Lesson 21: Graceful Shutdown — CancellationToken, Signal Handling, Drain Pattern
Prerequisites: Lessons 15 (select!), 18 (tokio::sync).
Real-life analogy: closing a restaurant
┌────────────────────────────────────────────────────────────────┐
│ Closing Time Protocol │
│ │
│ Phase 1: STOP ACCEPTING │
│ Manager locks the front door. │
│ No new customers allowed. │
│ → Stop calling listener.accept() │
│ │
│ Phase 2: SIGNAL WORKERS │
│ Manager tells all waiters: "We're closing." │
│ → CancellationToken::cancel() │
│ │
│ Phase 3: DRAIN │
│ Let current diners finish their meals. │
│ Waiters complete current tables, don't start new ones. │
│ → Wait for in-flight tasks to complete │
│ │
│ Phase 4: HARD DEADLINE │
│ "Kitchen closes in 5 minutes, eat or leave." │
│ → tokio::time::timeout on the drain │
│ │
│ Phase 5: CLEANUP │
│ Turn off lights, lock up, save state. │
│ → Flush logs, close DB connections │
└────────────────────────────────────────────────────────────────┘
Architecture
┌──────────────┐
Ctrl+C ──────────► Signal │
SIGTERM ─────────► Handler │
└──────┬───────┘
│ cancel()
┌──────▼───────┐
│ Cancellation │
│ Token (root) │
└──────┬───────┘
│
┌────────────┼────────────┐
▼ ▼ ▼
child_token child_token child_token
│ │ │
┌───▼───┐ ┌───▼───┐ ┌───▼───┐
│Task A │ │Task B │ │Task C │
│select!│ │select!│ │select!│
│cancel │ │cancel │ │cancel │
│or work│ │or work│ │or work│
└───────┘ └───────┘ └───────┘
Signal handling
#![allow(unused)]
fn main() {
use tokio::signal;
// Simple: wait for Ctrl+C
signal::ctrl_c().await?;
// In a server: use select! to race shutdown against work
tokio::select! {
_ = signal::ctrl_c() => {
println!("shutdown signal received");
}
_ = server.run() => {
println!("server exited on its own");
}
}
}
CancellationToken
From tokio_util::sync (but we can build the pattern with tokio::sync::Notify):
#![allow(unused)]
fn main() {
// Using Notify as a poor-man's CancellationToken
let shutdown = Arc::new(Notify::new());
// In signal handler:
shutdown.notify_waiters(); // wake ALL waiters
// In each worker task:
tokio::select! {
_ = shutdown.notified() => {
println!("shutting down");
return;
}
result = do_work() => {
// process result
}
}
}
The drain pattern
#![allow(unused)]
fn main() {
let shutdown = Arc::new(Notify::new());
let in_flight = Arc::new(AtomicUsize::new(0));
let all_done = Arc::new(Notify::new());
// Worker tasks:
in_flight.fetch_add(1, Ordering::SeqCst);
// ... do work ...
if in_flight.fetch_sub(1, Ordering::SeqCst) == 1 {
all_done.notify_one(); // last task done
}
// Shutdown sequence:
shutdown.notify_waiters(); // Phase 2: signal
tokio::time::timeout( // Phase 4: hard deadline
Duration::from_secs(30),
all_done.notified() // Phase 3: wait for drain
).await;
}
DropGuard pattern
Ensure cancellation even if the shutdown logic panics:
#![allow(unused)]
fn main() {
// Wrapping in a struct whose Drop triggers cleanup
struct ShutdownGuard {
notify: Arc<Notify>,
}
impl Drop for ShutdownGuard {
fn drop(&mut self) {
self.notify.notify_waiters();
}
}
}
Exercises
Exercise 1: Ctrl+C echo server
Build a TCP echo server that stops accepting on Ctrl+C, finishes active connections, then exits.

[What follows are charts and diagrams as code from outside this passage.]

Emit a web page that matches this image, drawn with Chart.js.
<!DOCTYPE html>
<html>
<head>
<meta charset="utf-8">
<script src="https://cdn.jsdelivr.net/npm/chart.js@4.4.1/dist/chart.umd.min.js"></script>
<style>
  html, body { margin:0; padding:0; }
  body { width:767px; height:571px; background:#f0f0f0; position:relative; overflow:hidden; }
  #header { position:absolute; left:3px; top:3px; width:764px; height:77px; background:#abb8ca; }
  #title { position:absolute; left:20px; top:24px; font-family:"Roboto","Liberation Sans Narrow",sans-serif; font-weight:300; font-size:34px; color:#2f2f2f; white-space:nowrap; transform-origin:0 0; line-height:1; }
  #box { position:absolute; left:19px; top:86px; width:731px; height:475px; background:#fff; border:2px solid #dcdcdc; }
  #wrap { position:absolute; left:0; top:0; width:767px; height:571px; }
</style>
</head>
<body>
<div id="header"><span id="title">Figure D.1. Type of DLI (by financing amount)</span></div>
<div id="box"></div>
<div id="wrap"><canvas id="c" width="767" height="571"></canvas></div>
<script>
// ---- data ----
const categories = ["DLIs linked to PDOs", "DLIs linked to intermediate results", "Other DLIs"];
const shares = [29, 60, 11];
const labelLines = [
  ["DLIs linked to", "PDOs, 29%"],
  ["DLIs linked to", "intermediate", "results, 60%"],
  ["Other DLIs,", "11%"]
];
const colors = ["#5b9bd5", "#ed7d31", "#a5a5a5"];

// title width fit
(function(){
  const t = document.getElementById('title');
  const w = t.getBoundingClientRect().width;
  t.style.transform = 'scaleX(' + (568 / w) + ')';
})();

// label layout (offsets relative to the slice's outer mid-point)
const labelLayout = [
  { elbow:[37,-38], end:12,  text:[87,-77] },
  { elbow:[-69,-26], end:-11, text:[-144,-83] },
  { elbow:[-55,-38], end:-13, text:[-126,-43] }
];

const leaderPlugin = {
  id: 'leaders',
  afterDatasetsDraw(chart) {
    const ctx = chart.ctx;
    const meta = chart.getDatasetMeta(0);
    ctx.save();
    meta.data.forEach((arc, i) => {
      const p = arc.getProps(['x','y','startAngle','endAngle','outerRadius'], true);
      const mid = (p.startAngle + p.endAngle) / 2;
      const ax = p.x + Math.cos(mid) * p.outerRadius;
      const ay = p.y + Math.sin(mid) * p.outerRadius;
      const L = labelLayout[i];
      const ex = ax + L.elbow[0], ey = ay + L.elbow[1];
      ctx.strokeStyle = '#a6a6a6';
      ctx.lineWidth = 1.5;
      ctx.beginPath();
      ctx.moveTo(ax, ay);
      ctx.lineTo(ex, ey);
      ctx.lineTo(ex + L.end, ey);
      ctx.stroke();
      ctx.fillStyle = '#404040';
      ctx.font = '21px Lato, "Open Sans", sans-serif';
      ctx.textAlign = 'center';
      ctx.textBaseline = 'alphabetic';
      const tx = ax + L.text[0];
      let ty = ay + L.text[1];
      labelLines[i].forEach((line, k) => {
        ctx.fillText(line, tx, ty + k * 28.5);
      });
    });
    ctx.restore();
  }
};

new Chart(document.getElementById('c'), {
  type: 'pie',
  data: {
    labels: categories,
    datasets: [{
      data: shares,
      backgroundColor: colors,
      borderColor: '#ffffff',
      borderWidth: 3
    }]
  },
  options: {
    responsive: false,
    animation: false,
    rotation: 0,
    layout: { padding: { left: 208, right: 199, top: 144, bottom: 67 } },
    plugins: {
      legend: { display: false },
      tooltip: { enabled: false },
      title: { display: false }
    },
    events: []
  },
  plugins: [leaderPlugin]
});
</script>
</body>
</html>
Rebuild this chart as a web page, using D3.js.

Exercise 2: Notify-based shutdown hierarchy
Create a parent Notify and 5 worker tasks. Each worker does a loop of work with select! checking for shutdown. Cancel all workers, verify they all exit.
Exercise 3: Drain with in-flight counter
Track in-flight requests with AtomicUsize. After signaling shutdown, wait until the counter reaches zero (use Notify). Add a 5-second hard timeout.
Exercise 4: Graceful shutdown with state persistence
On shutdown, serialize current application state (e.g., a counter value) to a file. On restart, load it back. This simulates real-world graceful shutdown where you save progress.